Inside The Hamptons Showroom That Doubles As A Creative Incubator


exterior of showroom

In a bustling corner of Sag Harbor village, designer Kristin Fine and ALT for Living founder Analisse Taft-Gersten have opened a shop that questions its designation as such. Housed in a 19th-century Greek Revival Colonial, the 1818 Collective gets its name from the era of the building, Fine and Taft-Gersten’s birthdays and the number’s association with abundance.

Abundant is an apt qualifier for the sunlit space, which the pair have lovingly restored, reinspirited and filled with design discoveries from a growing list of vendors represented exclusively for the Hamptons market. Take the walls and millwork, which are swathed in Ressource Paints and outfitted with Blanche Jelly and Studio Henry Wilson hardware. Or the tactile, ceramic lighting fixtures by artist Olivia Cognet that softly illuminate a mix of vintage and contemporary furnishings. The common thread is simply “an element of surprise,” notes Fine. “The friction is what makes things cool,” adds Taft-Gersten. “We’re like a Bon Iver song—there’s a lot of instruments coming in!”

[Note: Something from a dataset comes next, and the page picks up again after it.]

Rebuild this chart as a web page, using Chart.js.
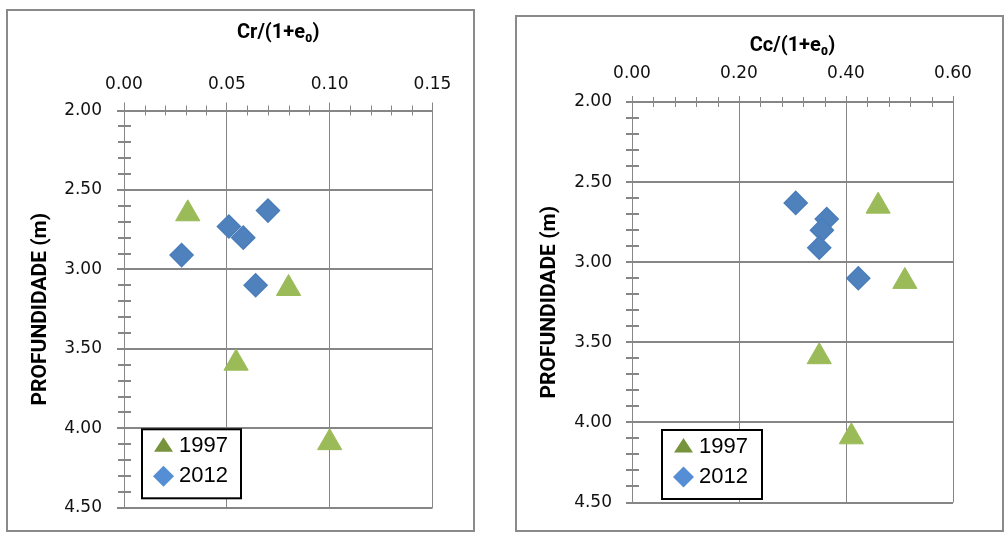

While the ladies see the showroom as their “tether to the ground,” in Fine’s words, the collective is intended as a creative incubator: a place for exhibitions, book signings, parties, artist visits and more. They’ve even managed to tuck two charming sleeping lofts in the second-story eaves. Crucially, they hope to provide a home out East for the local design community, as well as “design-curious” passersby, per Taft-Gersten.

In its nascent summer, the 1818 Collective is poised to evolve with the times. “There’s rigidity in traditional brick-and-mortar. If we sell out the floor, we want to be able to close the drapes and hang a sign on the door that says ‘Gone shopping in Paris,’” shares Fine. Adds Taft-Gersten, “Making this ‘The House of No Rules’ is how we want to live now.”

showroom owners pose in their store space

Analisse Taft-Gersten and Kristin Fine in the freshly renovated 1818 Collective during the spring of 2022, when visions for the space were still taking shape.